In the heart of Silicon Valley, where tech wealth sits alongside deep poverty, a nonprofit called Destination: Home set out to prove something radical: homelessness can be prevented. The organization focused on the fundamental insight that most people experiencing homelessness don't need years of services—they need emergency rental assistance and case management to stay housed during crisis.

The results were powerful. Destination: Home helped families in Santa Clara County avoid the devastating cycle of homelessness. They provided rapid rental assistance, connected people with employment services, helped them access benefits, and provided ongoing support. The program worked. Families stayed in their homes. Children stayed in school. People remained engaged with their jobs and communities.

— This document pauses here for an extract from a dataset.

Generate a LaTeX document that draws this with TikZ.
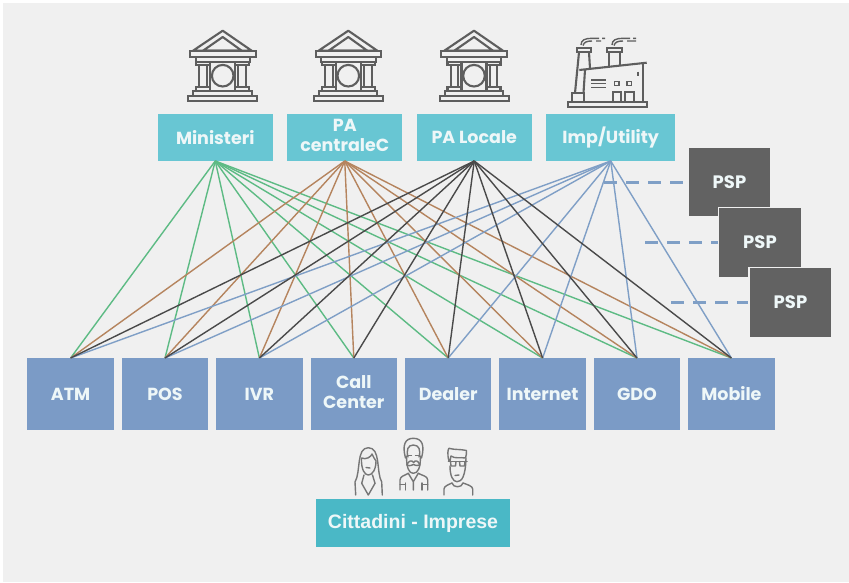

Now, the model is expanding nationwide. Destination: Home has partnered with ten organizations across the country to replicate the program in ten cities. Each partnership is locally adapted, respecting regional differences while maintaining the core principle: homelessness is preventable with the right rapid intervention and support.

Expanding to 10 Cities Nationwide

  • San Jose, California
  • Oakland, California
  • Los Angeles, California
  • Austin, Texas
  • Denver, Colorado
  • Phoenix, Arizona
  • Portland, Oregon
  • Seattle, Washington
  • Minneapolis, Minnesota
  • Nashville, Tennessee

The national expansion reflects a growing recognition: homelessness prevention is one of the most cost-effective social interventions available. Studies consistently show that emergency rental assistance costs far less than addressing homelessness after the fact—which includes emergency room visits, incarceration, child welfare involvement, and long-term housing programs. Prevent evictions early, and you save money while preserving human dignity and family stability.

What makes Destination: Home's expansion significant is that it proves this model works across different contexts. Santa Clara County is expensive, but so is Denver. Minneapolis has winters that test resolve, but so do other northern cities. The fundamental model—rapid intervention, rental assistance, case management, and community partnership—translates across America. And behind every statistic are real families: households that didn't experience eviction, children who didn't have to change schools, people who maintained their employment and began rebuilding their lives. Ten cities now. Ten thousand families. And the movement continues.